The lawyers for the appellant argued, among other things, that the current common law acceptance of brain death as death fails to accommodate religious beliefs that are protected under section 2 of the Charter.  This gives rise to an interesting point – Charter Rights apply to “everyone.”  Justice Shaw in her original judgment in June 2018 said that Charter rights could not apply to McKitty, because, as she was dead, she could not be a bearer of rights.  Justice Miller, in the appeal took a different approach.  He said that the very thing that was the subject of the Charter challenge – the definition of death and whether a brain dead “person” could have rights to religious freedom, could not be used to negate the challenge.  That is, one had to assume that the rights could apply in order to work through the analysis.

This, I think, really opens the floodgates.  It seems reasonable, to me, to imagine that the drafters of the Charter meant it to apply to everyone – all persons, and not to apply to non-persons.  And, of course, when a person dies – there is no longer a person.  (Justice Miller rejects this idea citing precedent back to the “persons” case of 1930, where the Privy Council overturned a Supreme Court of Canada judgment.  The issue concerned the appointment of women to the Senate.  Common law at the time prevented the appointment of women to public office.  But the Privy Council ruled that what was written in the Constitution Act of 1867 was “persons” not male persons and the more inclusive reading was required.) I don’t agree that this is persuasive.

Justice Miller determined that McKitty’s beliefs were protected under Section 2 of the Charter.  But he declined to rule on whether either her charter rights or charter values were unjustifiably infringed by the  common law acceptance of the brain death as death.

103) Given the deficiencies in the record, whether a common law rule should be crafted to provide accommodation for persons whose religious convictions cannot accept neurological criteria for death, is a question that must, ultimately, be left for another case.
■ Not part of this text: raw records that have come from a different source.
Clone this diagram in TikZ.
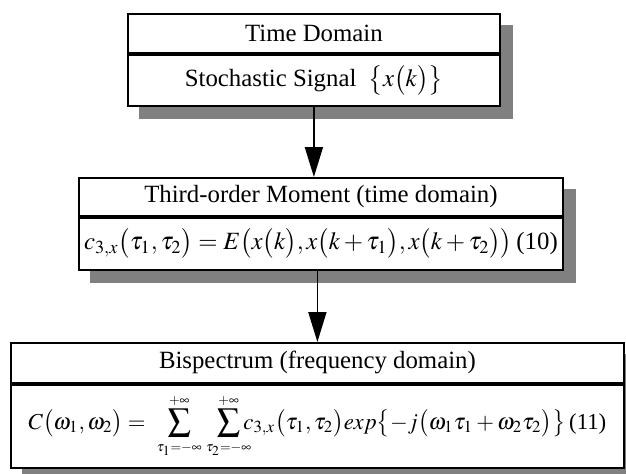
\documentclass[tikz,border=0pt]{standalone}
\usepackage{mathptmx}
\usepackage{fontspec}
\setmainfont{Liberation Serif}
\usetikzlibrary{positioning,arrows.meta,backgrounds}

\tikzset{
  cell/.style={draw, line width=0.9pt, fill=white, inner sep=0pt,
    font=\fontsize{12.4}{15}\selectfont, anchor=north west},
  boxshadow/.style={fill=black!50},
  flowarrow/.style={line width=0.9pt, -{Triangle[width=9pt,length=15pt]}}
}
\newcommand{\sumlim}[1]{{\scriptscriptstyle #1}}

\begin{document}
\begin{tikzpicture}[x=0.5pt, y=-0.5pt]
    \useasboundingbox (0,0) rectangle (626,473);

    % Time domain block
    \node[cell, minimum width=186pt, minimum height=19.5pt] (title1) at (127,13) {Time Domain};
    \node[cell, minimum width=186pt, minimum height=25.5pt, below=0pt of title1] (body1)
      {Stochastic Signal\ \ $\bigl\{x\bigl(k\bigr)\bigr\}$};

    % Third-order moment block
    \node[cell, minimum width=242pt, minimum height=19pt] (title2) at (78,177) {Third-order Moment (time domain)};
    \node[cell, minimum width=242pt, minimum height=26pt, below=0pt of title2] (body2)
      {$c_{3,x}\bigl(\tau_1,\tau_2\bigr)=E\bigl(x\bigl(k\bigr),x\bigl(k+\tau_1\bigr),x\bigl(k+\tau_2\bigr)\bigr)$\,(10)};

    % Bispectrum block
    \node[cell, minimum width=306.5pt, minimum height=20pt] (title3) at (10,342) {Bispectrum (frequency domain)};
    \node[cell, minimum width=306.5pt, minimum height=41.5pt, below=0pt of title3,
      font=\fontsize{11.4}{14}\selectfont] (body3)
      {$\displaystyle C\bigl(\omega_1,\omega_2\bigr)=\hspace{3pt}\sum_{\sumlim{\tau_1=-\infty}}^{\sumlim{+\infty}}\hspace{1pt}\sum_{\sumlim{\tau_2=-\infty}}^{\sumlim{+\infty}}\mkern-8mu c_{3,x}\bigl(\tau_1,\tau_2\bigr)exp\bigl\{-j\bigl(\omega_1\tau_1+\omega_2\tau_2\bigr)\bigr\}$\,(11)};

    \begin{scope}[on background layer]
      \foreach \t/\b in {title1/body1, title2/body2, title3/body3}
        \fill[boxshadow] ([shift={(12,12)}]\t.north west)
          rectangle ([shift={(12,12)}]\b.south east);
    \end{scope}

    \draw[flowarrow] (body1.south) -- (body1.south |- title2.north);
    \draw[flowarrow] (title3.north |- body2.south) -- (title3.north);
\end{tikzpicture}
\end{document}
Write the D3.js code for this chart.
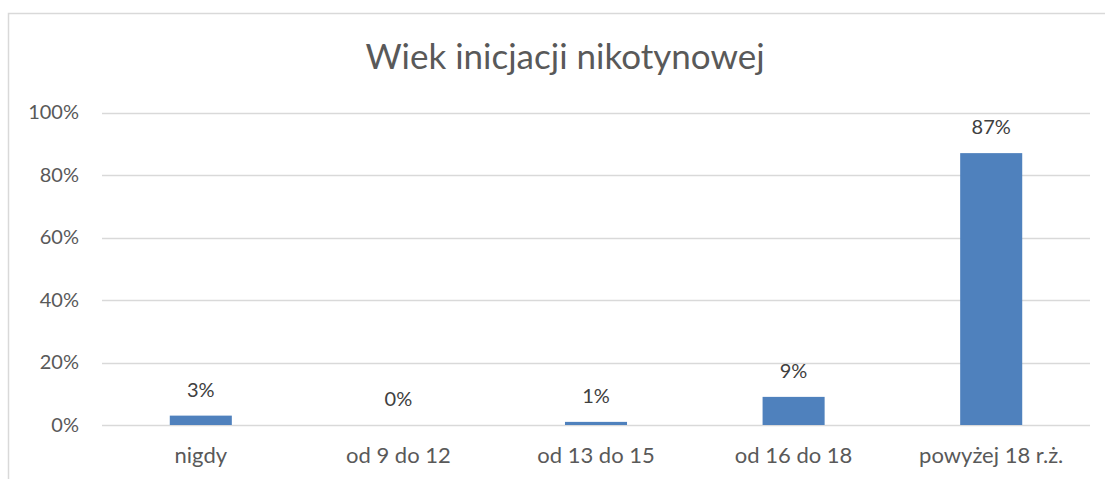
<!DOCTYPE html>
<html lang="pl">
<head>
  <meta charset="UTF-8" />
  <title>Wiek inicjacji nikotynowej</title>
  <script src="https://d3js.org/d3.v7.min.js"></script>
  <style>
    body {
      margin: 0;
      padding: 0;
      background: #fff;
      font-family: Lato, "Open Sans", sans-serif;
    }
    svg { display: block; }
    .tick text { fill: #595959; }
  </style>
</head>
<body>
  <svg id="chart" width="1105" height="479"></svg>
  <script>
    const categories = ["nigdy", "od 9 do 12", "od 13 do 15", "od 16 do 18", "powyżej 18 r.ż."];
    const values = [0.03, 0.00, 0.01, 0.09, 0.87];
    const valueLabels = ["3%", "0%", "1%", "9%", "87%"];
    const yTicks = [0, 0.2, 0.4, 0.6, 0.8, 1.0];

    const svg = d3.select("#chart");
    const W = 1105, H = 479;
    const plot = { left: 102, right: 1090, top: 112.5, bottom: 425 };

    // chart border (top + left only visible)
    svg.append("path")
      .attr("d", `M8.5,${H} V13.5 H${W}`)
      .attr("fill", "none")
      .attr("stroke", "#d9d9d9")
      .attr("stroke-width", 1.5);

    svg.append("text")
      .attr("x", 565)
      .attr("y", 69)
      .attr("text-anchor", "middle")
      .attr("font-size", 35)
      .attr("fill", "#595959")
      .text("Wiek inicjacji nikotynowej");

    const x = d3.scaleBand()
      .domain(categories)
      .range([plot.left, plot.right])
      .paddingInner(0.686)
      .paddingOuter(0.343);

    const y = d3.scaleLinear()
      .domain([0, 1])
      .range([plot.bottom, plot.top]);

    // gridlines
    svg.append("g")
      .selectAll("line")
      .data(yTicks)
      .enter()
      .append("line")
      .attr("x1", plot.left)
      .attr("x2", plot.right)
      .attr("y1", d => Math.round(y(d)) + 0.5)
      .attr("y2", d => Math.round(y(d)) + 0.5)
      .attr("stroke", "#d9d9d9")
      .attr("stroke-width", 1.3);

    // y axis labels
    const yAxis = d3.axisLeft(y)
      .tickValues(yTicks)
      .tickFormat(d3.format(".0%"))
      .tickSize(0)
      .tickPadding(0);
    const gy = svg.append("g")
      .attr("transform", "translate(79,0)")
      .call(yAxis);
    gy.select(".domain").remove();
    gy.selectAll("text").attr("font-size", 20).attr("font-family", "Lato, 'Open Sans', sans-serif");

    // bars
    svg.append("g")
      .selectAll("rect")
      .data(values)
      .enter()
      .append("rect")
      .attr("x", (d, i) => x(categories[i]))
      .attr("width", x.bandwidth())
      .attr("y", d => y(d))
      .attr("height", d => y(0) - y(d))
      .attr("fill", "#4f81bd");

    // value labels
    svg.append("g")
      .selectAll("text")
      .data(values)
      .enter()
      .append("text")
      .attr("x", (d, i) => x(categories[i]) + x.bandwidth() / 2)
      .attr("y", d => y(d) - 19)
      .attr("text-anchor", "middle")
      .attr("font-size", 20)
      .attr("fill", "#404040")
      .text((d, i) => valueLabels[i]);

    // x axis labels
    const xAxis = d3.axisBottom(x).tickSize(0).tickPadding(0);
    const gx = svg.append("g")
      .attr("transform", "translate(0,463)")
      .call(xAxis);
    gx.select(".domain").remove();
    gx.selectAll("text")
      .attr("dy", 0)
      .attr("font-size", 22)
      .attr("font-family", "Lato, 'Open Sans', sans-serif");
  </script>
</body>
</html>
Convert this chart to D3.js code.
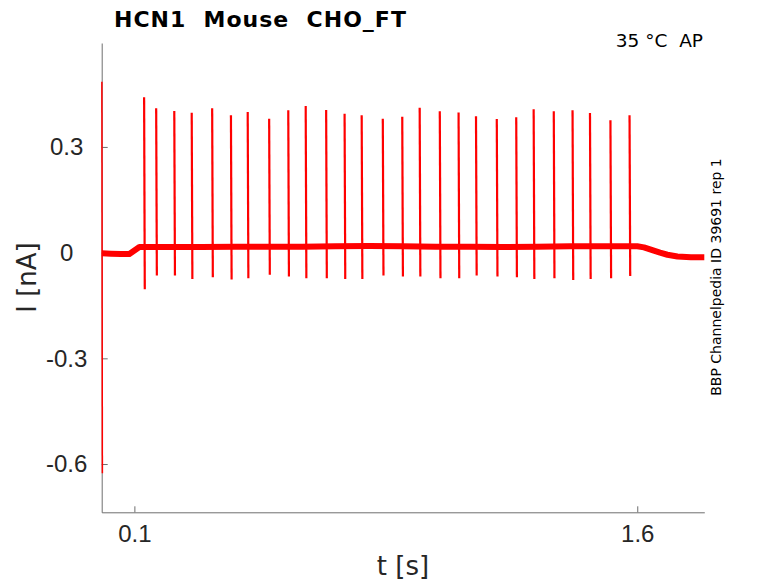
<!DOCTYPE html>
<html>
<head>
<meta charset="utf-8">
<script src="https://cdn.jsdelivr.net/npm/d3@7"></script>
<style>
  body { margin: 0; background: #fff; }
  svg { display: block; font-family: "DejaVu Sans", sans-serif; }
  .axis path, .axis line { stroke: #6e6e6e; }
  .axis text { fill: #262626; font-size: 24px; }
</style>
</head>
<body>
<svg id="trace" width="778" height="583"></svg>
<script>
// holding current trace
var baseTimes = [0.003, 0.03, 0.06, 0.085, 0.1, 0.115, 0.2, 0.3, 0.4, 0.5, 0.6, 0.7, 0.8, 0.9, 1.0, 1.1, 1.2, 1.3, 1.4, 1.5, 1.6, 1.62, 1.645, 1.668, 1.69, 1.72, 1.76, 1.8];
var baseLevel = [-0.002, -0.003, -0.004, -0.004, 0.006, 0.016, 0.016, 0.016, 0.017, 0.017, 0.017, 0.018, 0.019, 0.018, 0.017, 0.017, 0.016, 0.017, 0.018, 0.018, 0.018, 0.015, 0.007, 0.000, -0.006, -0.011, -0.013, -0.013];

// action potential currents: time, peak, undershoot
var spikeTimes = [0.129, 0.165, 0.219, 0.271, 0.332, 0.388, 0.438, 0.502, 0.559, 0.611, 0.672, 0.727, 0.778, 0.841, 0.899, 0.951, 1.011, 1.067, 1.119, 1.181, 1.239, 1.291, 1.351, 1.407, 1.459, 1.520, 1.577];
var spikePeaks = [0.441, 0.410, 0.402, 0.397, 0.410, 0.390, 0.399, 0.380, 0.404, 0.416, 0.405, 0.394, 0.390, 0.380, 0.386, 0.411, 0.401, 0.398, 0.387, 0.379, 0.384, 0.407, 0.401, 0.404, 0.396, 0.376, 0.390];
var spikeTroughs = [-0.104, -0.065, -0.065, -0.075, -0.070, -0.076, -0.073, -0.063, -0.068, -0.073, -0.073, -0.075, -0.075, -0.065, -0.068, -0.068, -0.073, -0.073, -0.065, -0.068, -0.070, -0.075, -0.073, -0.078, -0.075, -0.073, -0.066];

// capacitive transient at the very start
var transientTime = [0.003, 0.0045];
var transientVals = [0.485, -0.626];

var xTicks = [0.1, 1.6];
var yTicks = [-0.6, -0.3, 0, 0.3];

var svg = d3.select("#trace");
var x = d3.scaleLinear().domain([0.0025, 1.8]).range([101.7, 704.3]);
var y = d3.scaleLinear().domain([-0.737, 0.595]).range([512.3, 43]);

var fmt = function(d) { return d === 0 ? "0" : String(d); };

var xAxis = svg.append("g")
  .attr("class", "axis")
  .attr("transform", "translate(0," + y.range()[0] + ")")
  .call(d3.axisBottom(x).tickValues(xTicks).tickFormat(fmt).tickSizeInner(-6).tickSizeOuter(0));
xAxis.selectAll("text").attr("y", 13).attr("dy", "0.71em");

var yAxis = svg.append("g")
  .attr("class", "axis")
  .attr("transform", "translate(" + x.range()[0] + ",0)")
  .call(d3.axisLeft(y).tickValues(yTicks).tickFormat(fmt).tickSizeInner(-6).tickSizeOuter(0));
yAxis.selectAll("text").attr("x", -35).attr("text-anchor", "middle");

var plot = svg.append("g");

// noisy holding level drawn as a thick band
var line = d3.line()
  .x(function(d) { return x(d[0]); })
  .y(function(d) { return y(d[1]); });

plot.append("path")
  .datum(d3.zip(baseTimes, baseLevel))
  .attr("d", line)
  .attr("fill", "none")
  .attr("stroke", "#ff0000")
  .attr("stroke-width", 6)
  .attr("stroke-linejoin", "round");

plot.append("path")
  .datum(d3.zip(transientTime, transientVals))
  .attr("d", line)
  .attr("fill", "none")
  .attr("stroke", "#ff0000")
  .attr("stroke-width", 1.5);

plot.selectAll("path.spike")
  .data(d3.range(spikeTimes.length))
  .enter().append("path")
  .attr("class", "spike")
  .attr("d", function(i) {
    return line([[spikeTimes[i], spikePeaks[i]], [spikeTimes[i] + 0.002, spikeTroughs[i]]]);
  })
  .attr("fill", "none")
  .attr("stroke", "#ff0000")
  .attr("stroke-width", 2.2);

svg.append("text")
  .attr("x", 114).attr("y", 26.7)
  .attr("font-size", 22).attr("font-weight", "bold")
  .attr("letter-spacing", 1)
  .style("white-space", "pre")
  .attr("fill", "#000")
  .text("HCN1  Mouse  CHO_FT");

svg.append("text")
  .attr("x", 703).attr("y", 46.7)
  .attr("font-size", 18.5).attr("text-anchor", "end")
  .style("white-space", "pre")
  .attr("fill", "#000")
  .text("35 °C  AP");

svg.append("text")
  .attr("transform", "translate(721,277) rotate(-90)")
  .attr("font-size", 14).attr("text-anchor", "middle")
  .attr("fill", "#000")
  .text("BBP Channelpedia ID 39691 rep 1");

svg.append("text")
  .attr("x", 403).attr("y", 575)
  .attr("font-size", 26).attr("text-anchor", "middle")
  .attr("fill", "#262626")
  .text("t [s]");

svg.append("text")
  .attr("transform", "translate(35.5,277.5) rotate(-90)")
  .attr("font-size", 26).attr("text-anchor", "middle")
  .attr("fill", "#262626")
  .text("I [nA]");
</script>
</body>
</html>
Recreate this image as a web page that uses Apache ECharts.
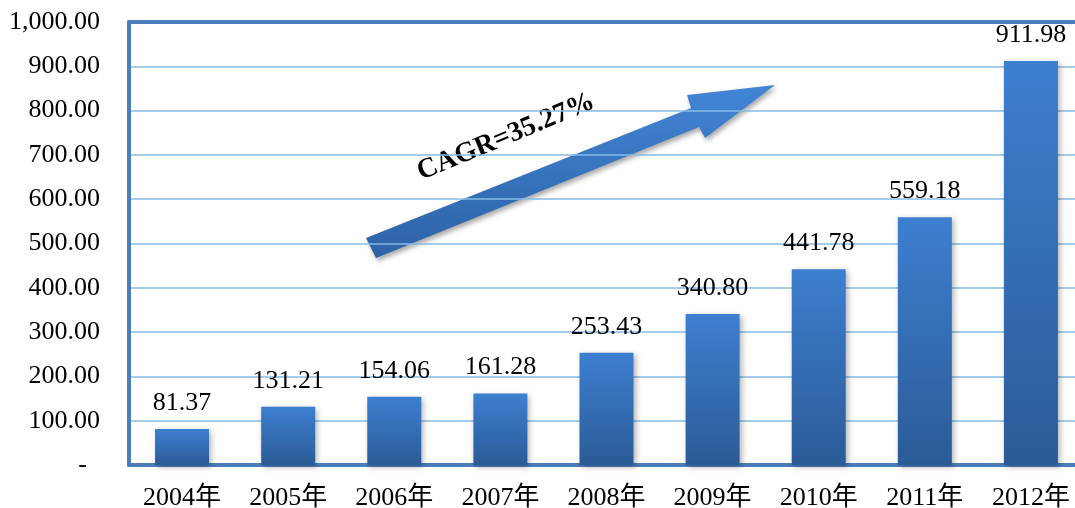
<!DOCTYPE html>
<html>
<head>
<meta charset="utf-8">
<script src="https://cdn.jsdelivr.net/npm/echarts@6/dist/echarts.min.js"></script>
<style>
    html, body {margin: 0; padding: 0; background: #fff;}
    #main {width: 1075px; height: 508px;}
</style>
</head>
<body>
<div id="main"></div>
<script>
var years = ['2004年', '2005年', '2006年', '2007年', '2008年', '2009年', '2010年', '2011年', '2012年'];
var values = [81.37, 131.21, 154.06, 161.28, 253.43, 340.80, 441.78, 559.18, 911.98];
var cagr_text = 'CAGR=35.27%';

var serif = '"Times New Roman", "Liberation Serif", "DejaVu Serif", "Noto Sans CJK SC", serif';

var chartDom = document.getElementById('main');
var myChart = echarts.init(chartDom);
var option;

function fmt_num(v) {
    if (v === 0) return '-  ';
    return v.toFixed(2).replace(/\B(?=(\d{3})+(?!\d))/g, ',');
}

option = {
    animation: false,
    grid: {left: 129, right: -9, top: 22, bottom: 43, containLabel: false, outerBoundsMode: 'none'},
    xAxis: [{
        type: 'category',
        data: years,
        axisLine: {lineStyle: {color: '#4a7ebb', width: 4}},
        axisTick: {inside: true, length: 7, lineStyle: {color: '#8fc0e6', width: 1.5}},
        axisLabel: {color: '#000', fontSize: 26, fontFamily: serif, margin: 20}
    }, {
        type: 'category',
        data: years,
        position: 'top',
        axisLine: {lineStyle: {color: '#4a7ebb', width: 4}},
        axisTick: {show: false},
        axisLabel: {show: false}
    }],
    yAxis: {
        type: 'value',
        min: 0,
        max: 1000,
        interval: 100,
        axisLine: {show: true, lineStyle: {color: '#4a7ebb', width: 4}},
        axisTick: {show: false},
        splitLine: {lineStyle: {color: '#86bbe3', width: 1.5}},
        axisLabel: {
            color: '#000', fontSize: 26, fontFamily: serif, margin: 29,
            formatter: fmt_num
        }
    },
    series: [{
        type: 'bar',
        data: values,
        barWidth: 54,
        itemStyle: {
            color: new echarts.graphic.LinearGradient(0, 0, 0, 1, [
                {offset: 0, color: '#3d7fd0'},
                {offset: 1, color: '#2b5b97'}
            ]),
            shadowBlur: 6,
            shadowColor: 'rgba(0,0,0,0.3)',
            shadowOffsetX: 2,
            shadowOffsetY: 2
        },
        label: {
            show: true,
            position: 'top',
            distance: 13,
            color: '#000',
            fontSize: 26,
            fontFamily: serif,
            formatter: function (p) { return p.value.toFixed(2); }
        }
    }],
    graphic: [{
        // 趋势箭头
        type: 'polygon',
        shape: {
            points: [[366, 238], [691, 108], [687, 95], [775, 85], [705, 138], [699, 127], [376, 258]]
        },
        style: {
            fill: new echarts.graphic.LinearGradient(0, 0, 0, 1, [
                {offset: 0, color: '#4285d6'},
                {offset: 1, color: '#2d62a6'}
            ]),
            shadowBlur: 5,
            shadowColor: 'rgba(0,0,0,0.35)',
            shadowOffsetX: 2,
            shadowOffsetY: 3
        }
    }, {
        type: 'text',
        x: 506,
        y: 137,
        rotation: 22.6 * Math.PI / 180,
        style: {
            text: cagr_text,
            fill: '#000',
            font: 'bold 28px ' + serif,
            align: 'center',
            verticalAlign: 'middle'
        }
    }]
};

option && myChart.setOption(option);
</script>
</body>
</html>
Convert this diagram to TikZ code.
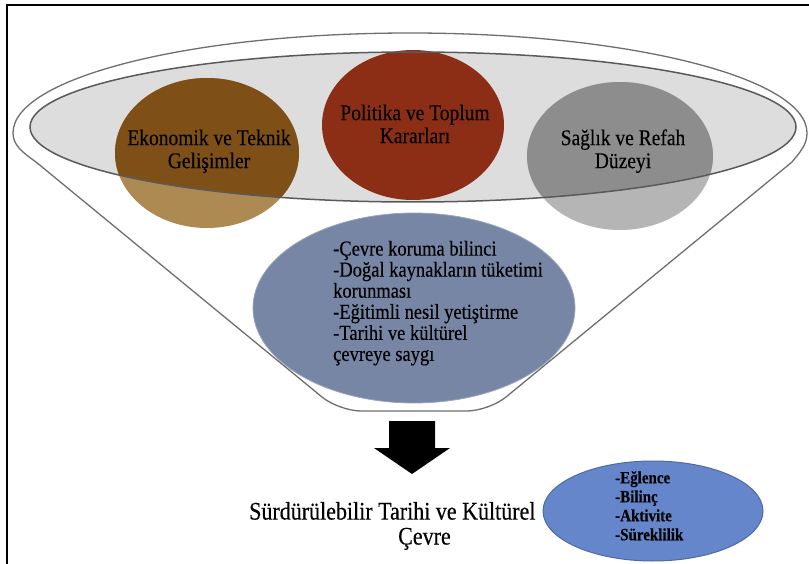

I would not, on this record in a moot appeal, attempt to determine whether such a change to the law is within the institutional capacity of courts to make incremental changes to the common law or is the type of far-reaching change that must be left to the legislature.

I believe this judgment significantly undermines current practice and generates considerable uncertainty.  The judgment in effect asks for a further case to settle the substantive issues.  This puts considerable pressure on physicians declaring a patient brain dead.  If a family raises issues of religion and religious belief concerning the definition of death a physician may be reluctant to declare a patient brain dead for fear of being embroiled in future litigation.